The dividing line here is the Grote Rivieren, the three large rivers cutting across the middle of the country and separating the more industrial, Calvinist north from the more agrarian Catholic south. As in the US, its a divide of both language and temperament; curiously, the qualities are geographically reversed in both countries as compared to the UK.
And, in all three instances, the north and the south glare at each other across their geographic divide.
I was surprised by stories of how a shopkeeper in Maastricht might delay service if he recognized a northern accent, or how locals seemed to make a deliberate effort to elongate the differences in southern pronunciation. For such a small country, and with so many similarities, wouldn’t they tend to get along better?

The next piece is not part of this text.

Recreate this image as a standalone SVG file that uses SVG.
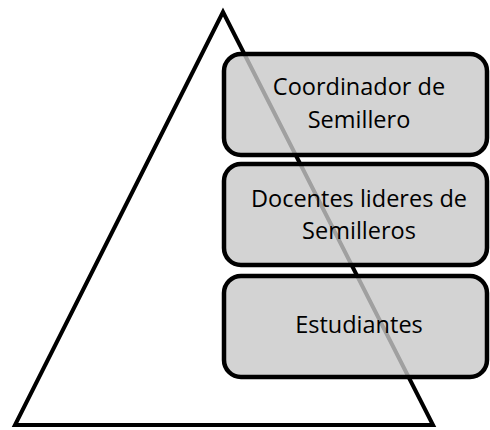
<svg xmlns="http://www.w3.org/2000/svg" width="490" height="430" viewBox="0 0 490 430">
<style>
.box{fill:#c8c8c8;fill-opacity:0.8;stroke:#000;stroke-width:4.5}
.lbl{font-family:"Open Sans","Liberation Sans",Arial,sans-serif;font-size:23.5px;fill:#000;text-anchor:middle}
</style>
<rect width="490" height="430" fill="#fff"/>
<g id="pyramid">
<polygon points="223,12 15,425 433,425" fill="#fff" stroke="#000" stroke-width="4" stroke-linejoin="miter"/>
</g>
<g id="coordinador">
<rect class="box" x="224" y="54" width="263" height="101" rx="17"/>
<text class="lbl" x="359" y="95">Coordinador de</text>
<text class="lbl" x="359" y="128">Semillero</text>
</g>
<g id="docentes">
<rect class="box" x="224" y="164" width="263" height="101" rx="17"/>
<text class="lbl" x="359" y="207">Docentes lideres de</text>
<text class="lbl" x="359" y="239">Semilleros</text>
</g>
<g id="estudiantes">
<rect class="box" x="224" y="276" width="263" height="101" rx="17"/>
<text class="lbl" x="359" y="333">Estudiantes</text>
</g>
<g id="connectors"/>
</svg>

The whole situation reminded me of the perceptual distances I learned in art class. My early efforts at life drawing were really just sticks and lines (upper right), good gesture drawings, but no Matisse. As things improved (lower right) I was able to capture more character, but the faces sometimes looked bizarre and troubling. My instructor told me that there’s a point where things are close enough that they are seen as a distortion of the familiar, rather than unfamiliar, and therefore uncomfortable to look at. The way people react to chimps, puppets, and “The Polar Express” are all examples of the phenomena. In art, it suggests that you’re getting close to getting it right.
I wonder if there is a similar thing going on North / South. While we are different from the French or the Japanese, maybe we see contrasts with our own countrymen as self-distortions. The differences between Arnhem and Maastricht don’t seem very pronounced to me as an outsider, but it seems like people are very attuned to it here.